# start of Records for the task

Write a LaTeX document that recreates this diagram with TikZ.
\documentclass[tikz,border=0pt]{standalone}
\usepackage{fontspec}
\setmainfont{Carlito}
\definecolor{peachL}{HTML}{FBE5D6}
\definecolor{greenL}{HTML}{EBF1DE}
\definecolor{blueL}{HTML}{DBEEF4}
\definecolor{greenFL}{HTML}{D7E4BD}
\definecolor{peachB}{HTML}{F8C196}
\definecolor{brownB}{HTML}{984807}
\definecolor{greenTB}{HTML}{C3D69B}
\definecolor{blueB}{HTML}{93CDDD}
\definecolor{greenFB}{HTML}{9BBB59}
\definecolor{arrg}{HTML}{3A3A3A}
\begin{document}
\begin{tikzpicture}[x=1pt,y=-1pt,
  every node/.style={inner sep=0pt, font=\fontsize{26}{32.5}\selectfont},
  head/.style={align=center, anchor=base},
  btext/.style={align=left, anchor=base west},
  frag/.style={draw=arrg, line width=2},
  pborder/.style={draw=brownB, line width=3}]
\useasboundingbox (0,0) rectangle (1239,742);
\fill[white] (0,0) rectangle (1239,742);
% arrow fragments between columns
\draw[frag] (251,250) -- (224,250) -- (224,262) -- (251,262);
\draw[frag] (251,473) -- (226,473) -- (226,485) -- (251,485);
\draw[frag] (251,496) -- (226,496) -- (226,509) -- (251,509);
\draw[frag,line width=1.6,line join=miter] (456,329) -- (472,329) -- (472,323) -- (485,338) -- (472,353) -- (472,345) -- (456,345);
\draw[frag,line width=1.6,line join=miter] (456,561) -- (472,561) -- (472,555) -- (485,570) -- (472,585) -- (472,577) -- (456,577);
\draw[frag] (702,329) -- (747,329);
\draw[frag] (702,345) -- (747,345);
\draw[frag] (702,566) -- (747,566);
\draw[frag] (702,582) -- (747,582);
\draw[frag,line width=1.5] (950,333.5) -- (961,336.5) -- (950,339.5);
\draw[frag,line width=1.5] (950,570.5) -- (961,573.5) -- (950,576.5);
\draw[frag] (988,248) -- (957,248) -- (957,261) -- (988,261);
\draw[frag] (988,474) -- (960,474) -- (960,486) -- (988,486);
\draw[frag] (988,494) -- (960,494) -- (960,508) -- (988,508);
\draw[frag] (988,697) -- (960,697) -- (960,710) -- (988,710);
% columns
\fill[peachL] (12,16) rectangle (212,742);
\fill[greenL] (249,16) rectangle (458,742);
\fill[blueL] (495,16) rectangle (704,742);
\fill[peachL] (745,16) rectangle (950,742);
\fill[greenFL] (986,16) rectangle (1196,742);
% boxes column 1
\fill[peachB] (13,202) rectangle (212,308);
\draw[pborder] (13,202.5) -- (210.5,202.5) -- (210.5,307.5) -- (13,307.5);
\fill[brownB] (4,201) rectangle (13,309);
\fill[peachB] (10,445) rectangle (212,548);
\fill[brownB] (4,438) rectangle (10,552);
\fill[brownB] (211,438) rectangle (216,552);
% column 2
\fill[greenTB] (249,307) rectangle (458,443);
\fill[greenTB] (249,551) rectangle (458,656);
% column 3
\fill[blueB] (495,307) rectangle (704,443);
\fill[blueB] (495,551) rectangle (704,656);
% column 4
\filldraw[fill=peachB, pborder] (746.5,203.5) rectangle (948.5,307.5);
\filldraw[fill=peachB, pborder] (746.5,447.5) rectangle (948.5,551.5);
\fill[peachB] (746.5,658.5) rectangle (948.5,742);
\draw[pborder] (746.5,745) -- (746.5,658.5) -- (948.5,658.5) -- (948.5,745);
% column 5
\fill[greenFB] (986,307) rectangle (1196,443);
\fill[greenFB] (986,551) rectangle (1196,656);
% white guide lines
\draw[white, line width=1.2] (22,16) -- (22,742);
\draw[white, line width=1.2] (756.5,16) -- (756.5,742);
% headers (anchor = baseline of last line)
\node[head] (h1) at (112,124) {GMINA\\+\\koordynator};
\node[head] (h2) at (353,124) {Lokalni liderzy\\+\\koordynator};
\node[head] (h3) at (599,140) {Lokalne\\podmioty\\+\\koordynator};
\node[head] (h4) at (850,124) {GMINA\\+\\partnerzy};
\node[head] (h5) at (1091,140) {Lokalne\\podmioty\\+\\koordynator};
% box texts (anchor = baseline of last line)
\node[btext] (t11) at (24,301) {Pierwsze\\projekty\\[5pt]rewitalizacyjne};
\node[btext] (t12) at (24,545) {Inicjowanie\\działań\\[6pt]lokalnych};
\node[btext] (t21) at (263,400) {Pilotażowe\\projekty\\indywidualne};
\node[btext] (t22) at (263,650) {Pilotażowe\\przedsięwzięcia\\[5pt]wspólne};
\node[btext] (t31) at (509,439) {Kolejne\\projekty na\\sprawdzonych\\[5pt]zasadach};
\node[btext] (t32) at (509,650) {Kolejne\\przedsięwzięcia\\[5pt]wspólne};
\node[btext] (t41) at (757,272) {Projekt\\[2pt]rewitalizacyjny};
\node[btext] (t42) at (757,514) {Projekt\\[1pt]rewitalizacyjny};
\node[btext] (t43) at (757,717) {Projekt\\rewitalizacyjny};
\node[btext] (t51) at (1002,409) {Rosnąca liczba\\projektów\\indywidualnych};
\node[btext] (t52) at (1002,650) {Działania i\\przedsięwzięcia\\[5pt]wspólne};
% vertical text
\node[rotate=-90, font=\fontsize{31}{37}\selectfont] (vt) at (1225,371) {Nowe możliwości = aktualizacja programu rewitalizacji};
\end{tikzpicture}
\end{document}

# end of Records for the task
# start of Records for the task

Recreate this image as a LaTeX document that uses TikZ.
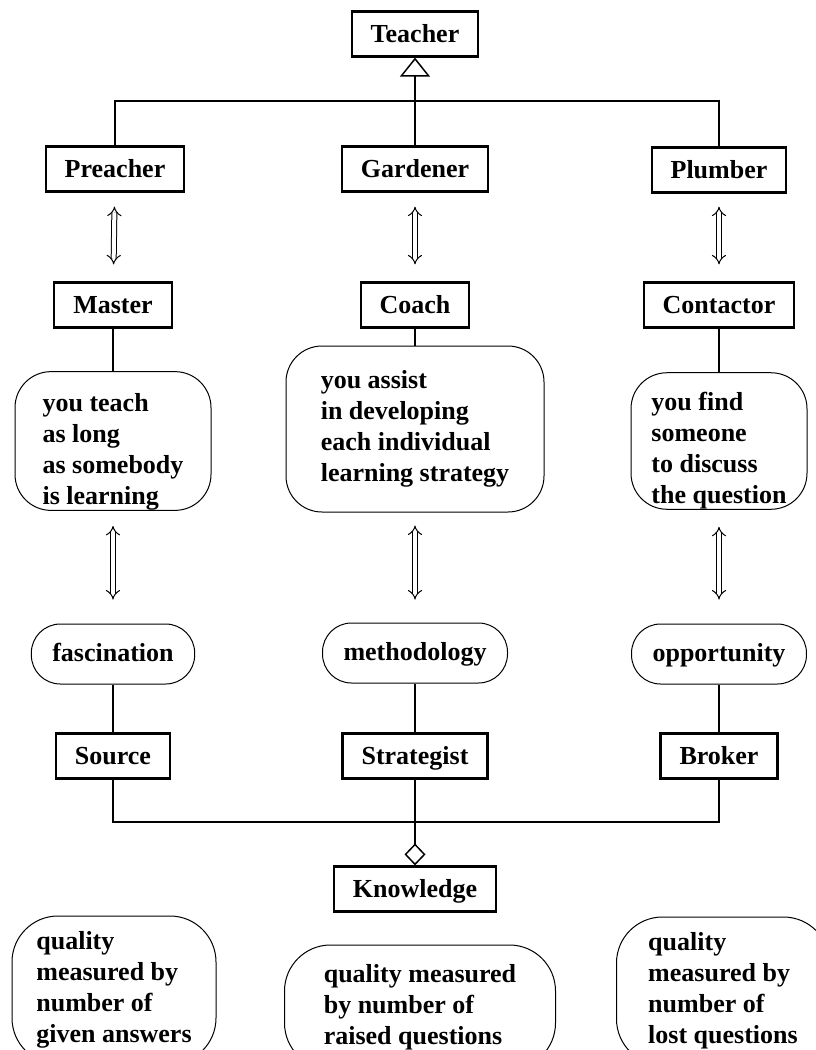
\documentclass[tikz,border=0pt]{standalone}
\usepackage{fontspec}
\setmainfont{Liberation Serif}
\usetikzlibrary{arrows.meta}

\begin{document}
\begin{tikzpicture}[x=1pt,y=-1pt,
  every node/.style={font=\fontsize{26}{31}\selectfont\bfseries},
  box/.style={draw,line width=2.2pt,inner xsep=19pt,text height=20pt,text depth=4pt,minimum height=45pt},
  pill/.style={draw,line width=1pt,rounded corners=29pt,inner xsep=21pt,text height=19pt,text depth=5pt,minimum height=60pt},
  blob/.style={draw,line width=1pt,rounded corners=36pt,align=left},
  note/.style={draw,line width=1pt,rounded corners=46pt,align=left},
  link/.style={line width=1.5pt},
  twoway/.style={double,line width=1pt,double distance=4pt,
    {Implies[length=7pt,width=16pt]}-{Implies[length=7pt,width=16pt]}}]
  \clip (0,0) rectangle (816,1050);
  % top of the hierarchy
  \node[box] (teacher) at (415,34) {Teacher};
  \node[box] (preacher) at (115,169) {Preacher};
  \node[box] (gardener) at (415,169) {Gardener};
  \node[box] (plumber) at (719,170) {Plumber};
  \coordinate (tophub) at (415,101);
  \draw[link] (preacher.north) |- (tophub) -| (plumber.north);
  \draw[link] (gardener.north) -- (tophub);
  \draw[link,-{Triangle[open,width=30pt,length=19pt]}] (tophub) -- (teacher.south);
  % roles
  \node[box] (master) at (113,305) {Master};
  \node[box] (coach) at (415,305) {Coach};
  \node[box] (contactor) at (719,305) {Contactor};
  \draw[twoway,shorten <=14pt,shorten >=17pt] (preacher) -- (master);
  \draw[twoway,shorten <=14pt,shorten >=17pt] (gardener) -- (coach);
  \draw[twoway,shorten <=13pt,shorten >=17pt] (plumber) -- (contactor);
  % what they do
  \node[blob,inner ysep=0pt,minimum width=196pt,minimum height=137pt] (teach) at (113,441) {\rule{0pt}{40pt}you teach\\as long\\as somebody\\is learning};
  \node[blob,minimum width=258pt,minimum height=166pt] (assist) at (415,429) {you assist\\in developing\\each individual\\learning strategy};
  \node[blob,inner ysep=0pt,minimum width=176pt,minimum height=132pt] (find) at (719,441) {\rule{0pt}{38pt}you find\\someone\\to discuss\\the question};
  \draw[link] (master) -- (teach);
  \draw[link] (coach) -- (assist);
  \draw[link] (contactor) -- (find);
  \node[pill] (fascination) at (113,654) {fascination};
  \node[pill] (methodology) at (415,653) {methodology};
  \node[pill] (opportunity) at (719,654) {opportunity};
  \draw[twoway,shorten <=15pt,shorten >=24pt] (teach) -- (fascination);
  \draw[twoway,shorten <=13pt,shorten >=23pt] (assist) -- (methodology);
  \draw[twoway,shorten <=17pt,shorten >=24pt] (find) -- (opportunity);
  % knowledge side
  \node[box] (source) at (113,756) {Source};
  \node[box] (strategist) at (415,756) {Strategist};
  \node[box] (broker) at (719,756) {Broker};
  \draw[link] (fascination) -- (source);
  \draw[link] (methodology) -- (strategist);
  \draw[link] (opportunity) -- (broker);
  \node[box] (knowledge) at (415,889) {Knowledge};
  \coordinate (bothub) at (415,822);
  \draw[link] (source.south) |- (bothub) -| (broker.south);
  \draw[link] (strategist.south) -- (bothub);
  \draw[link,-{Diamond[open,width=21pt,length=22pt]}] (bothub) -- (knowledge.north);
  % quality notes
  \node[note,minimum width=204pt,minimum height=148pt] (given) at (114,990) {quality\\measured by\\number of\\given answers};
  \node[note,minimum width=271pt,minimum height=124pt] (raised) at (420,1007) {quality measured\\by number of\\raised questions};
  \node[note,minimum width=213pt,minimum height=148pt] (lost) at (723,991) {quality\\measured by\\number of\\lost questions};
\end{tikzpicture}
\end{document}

# end of Records for the task

> **What is required**: Gather each line holding the string "that".

> **Complete answer**:
Write a LaTeX document that recreates this diagram with TikZ.
Recreate this image as a LaTeX document that uses TikZ.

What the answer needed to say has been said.